January 28, 2019 15:35
8.  Daria Martin  Tonight the World, 2019 anamorphic 16mm film transferred to HD 13.5 minutes -® Daria Martin, courtesy Maureen Paley, London

By

Anthea Gerrie,

Anthea Gerrie

2 min read

To visitors, it’s a handsome Czech Modernist villa But to Susi Stiassni it was a place that haunted her dreams — the family home in Brno, from where she fled the Nazis as a child, later used as a residence for a Gestapo officer.

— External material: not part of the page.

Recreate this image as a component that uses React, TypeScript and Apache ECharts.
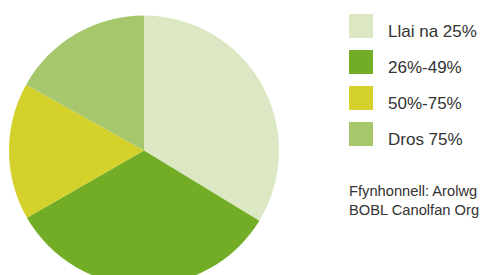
import React, { useEffect, useRef } from "react";
import * as echarts from "echarts";

const categories = ["Llai na 25%", "26%-49%", "50%-75%", "Dros 75%"];
const values = [33.7, 33.0, 16.4, 16.9];
const colors = ["#dce7c4", "#72ad25", "#d4d12c", "#a6c76c"];
const sourceLines = ["Ffynhonnell: Arolwg", "BOBL Canolfan Org"];

export default function App() {
  const ref = useRef<HTMLDivElement>(null);
  useEffect(() => {
    if (!ref.current) return;
    const chart = echarts.init(ref.current, undefined, { renderer: "svg" });
    const font = "'Liberation Sans', Arial, Helvetica, sans-serif";
    const graphic: any[] = [];
    categories.forEach((c, i) => {
      graphic.push({
        type: "rect",
        left: 349,
        top: 14 + 36 * i,
        shape: { width: 24, height: 24 },
        style: { fill: colors[i] },
      });
      graphic.push({
        type: "text",
        x: 388,
        y: 31.5 + 36 * i,
        style: {
          text: c,
          fill: "#333333",
          font: `17px ${font}`,
          verticalAlign: "middle",
          align: "left",
        },
      });
    });
    sourceLines.forEach((t, i) => {
      graphic.push({
        type: "text",
        x: 349,
        y: 191 + 18.7 * i,
        style: {
          text: t,
          fill: "#333333",
          font: `14.7px ${font}`,
          verticalAlign: "middle",
          align: "left",
        },
      });
    });
    chart.setOption({
      animation: false,
      graphic,
      series: [
        {
          type: "pie",
          center: [144, 150.5],
          radius: 135,
          startAngle: 90,
          clockwise: true,
          label: { show: false },
          labelLine: { show: false },
          emphasis: { disabled: true },
          itemStyle: { borderWidth: 0 },
          data: categories.map((c, i) => ({
            name: c,
            value: values[i],
            itemStyle: { color: colors[i] },
          })),
        },
      ],
    });
    return () => chart.dispose();
  }, []);
  return <div ref={ref} style={{ width: 482, height: 275, position: "absolute", left: 0, top: 0 }} />;
}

She never forgot it in 80 years.

Now life at Villa Stiassni before the war been reimagined by Susi’s granddaughter, Daria Martin, in an exhibition opening next week at the Barbican. “The family didn’t get their house back after the war, although overtures were made, but I did get permission to film there,” explains Martin.

The Stiassnis, whose wealth was built on textiles, lived in the villa designed by noted Jewish architect Ernst Wiesner for just nine years before taking flight in 1938. They landed in London, dispatching Susi, then 13,to Battle Abbey boarding school in Sussex. “She was the only Jewish girl and spoke no English; it must have been a huge adjustment, yet she was the top student,” says American-born Martin, who is professor of art at the Ruskin School of Art in Oxford as well as a film-maker.

The Stiassnis lived in the UK for three years, then settled in California. Art brought grandmother and grand daughter together during Martin’s childhood. “I used to draw in the studio where she painted and we became close; she was almost like a second mother.”